### What the task requires
How many lines of the records below contain the word "this"? Answer with the number alone.

○ ○ ○

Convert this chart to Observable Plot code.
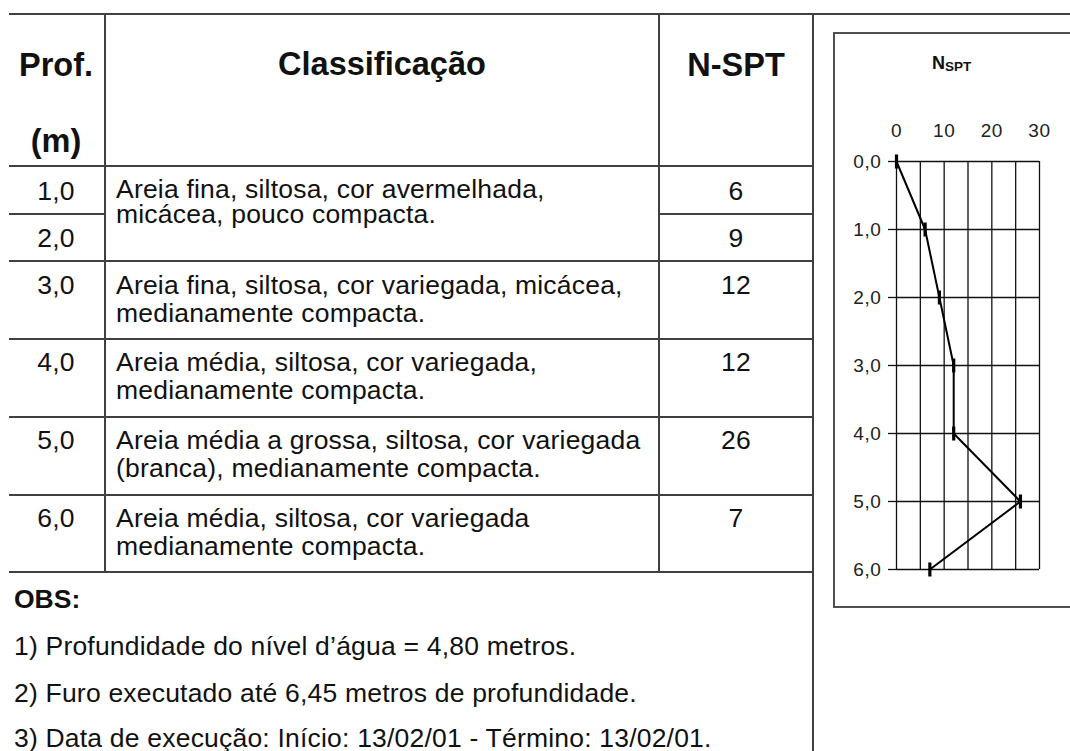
<!DOCTYPE html>
<html>
<head>
<meta charset="utf-8">
<script src="https://cdn.jsdelivr.net/npm/d3@7"></script>
<script src="https://cdn.jsdelivr.net/npm/@observablehq/plot@0.6"></script>
<style>
  html, body { margin: 0; padding: 0; background: #fff; }
  body { width: 1070px; height: 751px; overflow: hidden; position: relative;
         font-family: "Liberation Sans", Arial, sans-serif; color: #111; }
  .t { position: absolute; white-space: nowrap; }
  .ln { position: absolute; background: #404040; }
  #box { position: absolute; left: 833px; top: 32px; width: 300px; height: 572px;
         border: 2px solid #505050; border-right: none; }
  #chart { position: absolute; left: 834px; top: 33px; }
</style>
</head>
<body>
<script>
// ---------- data ----------
const depths = [0, 1, 2, 3, 4, 5, 6];
const nsptProfile = [0, 6, 9, 12, 12, 26, 7];
const profLabels = ["1,0", "2,0", "3,0", "4,0", "5,0", "6,0"];
const nsptValues = [6, 9, 12, 12, 26, 7];
const classificacao = [
  ["Areia fina, siltosa, cor avermelhada,", "micácea, pouco compacta."],
  ["Areia fina, siltosa, cor variegada, micácea,", "medianamente compacta."],
  ["Areia média, siltosa, cor variegada,", "medianamente compacta."],
  ["Areia média a grossa, siltosa, cor variegada", "(branca), medianamente compacta."],
  ["Areia média, siltosa, cor variegada", "medianamente compacta."]
];
const headers = ["Prof.", "(m)", "Classificação", "N-SPT"];
const obsTitle = "OBS:";
const obsLines = [
  "1) Profundidade do nível d’água = 4,80 metros.",
  "2) Furo executado até 6,45 metros de profundidade.",
  "3) Data de execução: Início: 13/02/01 - Término: 13/02/01."
];
const chartTitle = ["N", "SPT"];
const xLabelTicks = [0, 10, 20, 30];
const xGridTicks = [0, 5, 10, 15, 20, 25, 30];
const yTicks = [0, 1, 2, 3, 4, 5, 6];

// ---------- helpers ----------
// place one line of text so that its baseline sits at `base`
function put(text, x, base, size, opts = {}) {
  const lh = opts.lineHeight || size;
  const d = document.createElement("div");
  d.className = "t";
  d.textContent = text;
  d.style.fontSize = size + "px";
  d.style.lineHeight = lh + "px";
  d.style.fontWeight = opts.bold ? "bold" : "normal";
  d.style.left = x + "px";
  d.style.top = (base - ((lh - 1.117 * size) / 2 + 0.905 * size)) + "px";
  if (opts.anchor === "middle") d.style.transform = "translateX(-50%)";
  if (opts.anchor === "end") d.style.transform = "translateX(-100%)";
  if (opts.letterSpacing) d.style.letterSpacing = opts.letterSpacing + "px";
  document.body.appendChild(d);
  return d;
}
function hline(x1, x2, y) {
  const d = document.createElement("div");
  d.className = "ln";
  Object.assign(d.style, {left: x1 + "px", top: (y - 1) + "px", width: (x2 - x1) + "px", height: "2px"});
  document.body.appendChild(d);
}
function vline(x, y1, y2) {
  const d = document.createElement("div");
  d.className = "ln";
  Object.assign(d.style, {left: (x - 1) + "px", top: y1 + "px", width: "2px", height: (y2 - y1) + "px"});
  document.body.appendChild(d);
}

// ---------- table grid ----------
const L = 9, C1 = 105, C2 = 659, R = 813;
const rowY = [166, 214, 261, 339, 417, 495, 572];
hline(L, 1070, 14);
hline(L, R, rowY[0]);
hline(L, C1, rowY[1]);
hline(C2, R, rowY[1]);
for (let i = 2; i < rowY.length; i++) hline(L, R, rowY[i]);
vline(C1, 14, rowY[6]);
vline(C2, 14, rowY[6]);
vline(R, 14, 751);

// ---------- header ----------
const HS = 32.5;
put(headers[0], 56, 77, HS, {bold: true, anchor: "middle"});
put(headers[1], 56, 153, HS, {bold: true, anchor: "middle"});
put(headers[2], 382, 76, HS, {bold: true, anchor: "middle"});
put(headers[3], 736, 77, HS, {bold: true, anchor: "middle"});

// ---------- rows ----------
const BS = 26.5, LS = 0.2, TLH = 22;
const profBase = [200, 247, 294, 371, 449, 527];
profLabels.forEach((p, i) => put(p, 56, profBase[i], BS, {anchor: "middle", letterSpacing: LS, lineHeight: TLH}));
nsptValues.forEach((v, i) => put(String(v), 736, profBase[i], BS, {anchor: "middle", letterSpacing: LS, lineHeight: TLH}));
const classBase = [198, 294, 371, 449, 527];
const classLead = [25, 28, 28, 28, 28];
classificacao.forEach((lines, i) =>
  lines.forEach((t, j) => put(t, 116, classBase[i] + j * classLead[i], BS, {lineHeight: TLH, letterSpacing: LS})));

// ---------- observations ----------
put(obsTitle, 14, 608, BS, {bold: true, lineHeight: TLH});
const obsBase = [655, 702, 747];
obsLines.forEach((t, i) => put(t, 14, obsBase[i], BS, {letterSpacing: LS, lineHeight: TLH}));

// ---------- chart ----------
const box = document.createElement("div");
box.id = "box";
document.body.appendChild(box);

put(chartTitle[0], 932, 69, 18, {bold: true});
put(chartTitle[1], 945, 71.5, 13.5, {bold: true});

const profile = depths.map((d, i) => ({depth: d, n: nsptProfile[i]}));
const tickSymbol = {
  draw(context) {
    context.moveTo(-1.6, -7);
    context.lineTo(1.6, -7);
    context.lineTo(1.6, 7);
    context.lineTo(-1.6, 7);
    context.closePath();
  }
};

const chart = Plot.plot({
  width: 240,
  height: 573,
  marginLeft: 62,
  marginRight: 35,
  marginTop: 128,
  marginBottom: 37,
  style: {fontFamily: "Liberation Sans, Arial, sans-serif", fontSize: "19px", color: "#222", background: "transparent", overflow: "visible", letterSpacing: "0.6px"},
  x: {domain: [0, 30], axis: null, label: null},
  y: {domain: [0, 6], reverse: true, axis: null, label: null},
  marks: [
    Plot.ruleX(xGridTicks, {y1: 0, y2: 6, stroke: "#111", strokeWidth: 1.3}),
    Plot.ruleY(yTicks, {x1: 0, x2: 30, stroke: "#111", strokeWidth: 1.3}),
    Plot.axisY(yTicks, {anchor: "left", label: null, tickSize: 8, tickPadding: 7, stroke: "#111", strokeWidth: 1.3,
      tickFormat: d => d.toFixed(1).replace(".", ","), fill: "#222", fontSize: 19}),
    Plot.axisX(xLabelTicks, {anchor: "top", label: null, tickSize: 0, tickPadding: 25, fill: "#222", fontSize: 19}),
    Plot.line(profile, {x: "n", y: "depth", stroke: "#000", strokeWidth: 2}),
    Plot.dot(profile, {x: "n", y: "depth", symbol: tickSymbol, fill: "#000", stroke: "none", r: 3})
  ]
});
chart.id = "chart";
document.body.appendChild(chart);
</script>
</body>
</html>
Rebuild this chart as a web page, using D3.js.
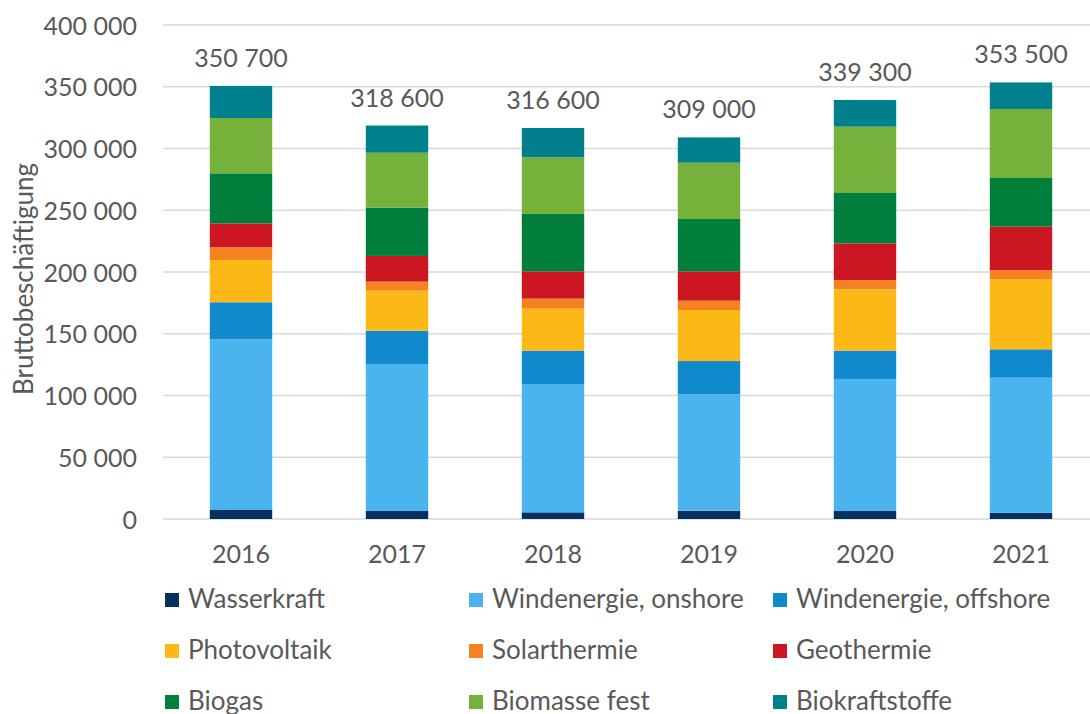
<!DOCTYPE html>
<html lang="de">
<head>
<meta charset="UTF-8">
<title>Bruttobeschäftigung erneuerbare Energien</title>
<style>
  body { margin: 0; background: #fff; }
  text { font-family: Lato, "Open Sans", sans-serif; fill: #595959; }
</style>
</head>
<body>
<script src="https://d3js.org/d3.v7.min.js"></script>
<script>
// values (persons)
const years = ["2016", "2017", "2018", "2019", "2020", "2021"]
const sources = ["Wasserkraft", "Windenergie, onshore", "Windenergie, offshore",
  "Photovoltaik", "Solarthermie", "Geothermie", "Biogas", "Biomasse fest", "Biokraftstoffe"]
const colors = ["#06315f", "#4bb3ee", "#1189cd", "#fbb817", "#f58220", "#cc1722", "#007e3b", "#76b13b", "#00808c"]

const wasserkraft    = [7300, 6500, 5400, 6700, 6500, 5100]
const windOnshore    = [138200, 119000, 103900, 94300, 106900, 109300]
const windOffshore   = [30000, 27000, 27000, 26900, 22900, 23000]
const photovoltaik   = [34200, 32400, 34000, 41300, 49700, 56900]
const solarthermie   = [10300, 7300, 8100, 7600, 7300, 7100]
const geothermie     = [19400, 20800, 22100, 23700, 29900, 35300]
const biogas         = [40500, 39100, 46500, 42400, 41300, 39400]
const biomasseFest   = [44800, 44500, 45900, 45600, 53200, 55900]
const biokraftstoffe = [26000, 22000, 23700, 20500, 21600, 21500]
const totals = [350700, 318600, 316600, 309000, 339300, 353500]
const yTicks = [0, 50000, 100000, 150000, 200000, 250000, 300000, 350000, 400000]

const series = [wasserkraft, windOnshore, windOffshore, photovoltaik, solarthermie,
  geothermie, biogas, biomasseFest, biokraftstoffe]

// table for d3.stack
const table = years.map((yr, i) => {
  const row = { year: yr }
  sources.forEach((s, k) => { row[s] = series[k][i] })
  return row
})

const width = 1090
const height = 714
const plotLeft = 163, plotRight = 1099, plotTop = 25, plotBottom = 519

const de = d3.formatLocale({ decimal: ",", thousands: " ", grouping: [3], currency: ["", " €"] })
const fmt = de.format(",")

const svg = d3.select('body')
  .append('svg')
  .attr('width', width)
  .attr('height', height)

const x = d3.scaleBand()
  .domain(years)
  .range([plotLeft, plotRight])
  .paddingInner(0.6)
  .paddingOuter(0.3)

const y = d3.scaleLinear()
  .domain([0, 400000])
  .range([plotBottom, plotTop])

// gridlines
svg.append('g')
  .selectAll('line')
  .data(yTicks)
  .join('line')
  .attr('x1', plotLeft)
  .attr('x2', plotRight)
  .attr('y1', d => y(d))
  .attr('y2', d => y(d))
  .attr('stroke', '#d9d9d9')
  .attr('stroke-width', 1.5)

// y axis labels
const yAxis = svg.append('g')
  .attr('transform', `translate(${plotLeft - 26},0)`)
  .call(d3.axisLeft(y).tickValues(yTicks).tickFormat(fmt).tickSize(0).tickPadding(0))
yAxis.select('.domain').remove()
yAxis.selectAll('text')
  .attr('font-size', 25)
  .attr('font-family', 'Lato, sans-serif')
  .attr('fill', '#595959')
  .attr('dy', '0.36em')

svg.append('text')
  .attr('transform', 'translate(33,279) rotate(-90)')
  .attr('text-anchor', 'middle')
  .attr('font-size', 26)
  .text('Bruttobeschäftigung')

// stacked bars
const stacked = d3.stack().keys(sources)(table)

svg.append('g')
  .selectAll('g')
  .data(stacked)
  .join('g')
  .attr('fill', (d, i) => colors[i])
  .selectAll('rect')
  .data(d => d)
  .join('rect')
  .attr('x', d => x(d.data.year))
  .attr('width', x.bandwidth())
  .attr('y', d => y(d[1]))
  .attr('height', d => y(d[0]) - y(d[1]))

// total labels
svg.append('g')
  .selectAll('text')
  .data(years)
  .join('text')
  .attr('x', d => x(d) + x.bandwidth() / 2)
  .attr('y', (d, i) => y(totals[i]) - 19)
  .attr('text-anchor', 'middle')
  .attr('font-size', 25)
  .text((d, i) => fmt(totals[i]))

// x axis labels
const xAxis = svg.append('g')
  .attr('transform', `translate(0,${plotBottom})`)
  .call(d3.axisBottom(x).tickSize(0).tickPadding(0))
xAxis.select('.domain').remove()
xAxis.selectAll('text')
  .attr('font-size', 25)
  .attr('font-family', 'Lato, sans-serif')
  .attr('fill', '#595959')
  .attr('dy', null)
  .attr('y', 44)

// legend, 3 columns
const legend = svg.append('g')
  .selectAll('g')
  .data(sources)
  .join('g')
  .attr('transform', (d, i) => `translate(${165 + (i % 3) * 304},${608 + Math.floor(i / 3) * 51})`)

legend.append('rect')
  .attr('x', 0)
  .attr('y', -15)
  .attr('width', 14)
  .attr('height', 14)
  .attr('fill', (d, i) => colors[i])

legend.append('text')
  .attr('x', 23)
  .attr('y', 0)
  .attr('font-size', 26)
  .text(d => d)
</script>
</body>
</html>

○ ○ ○

### Response to the task
2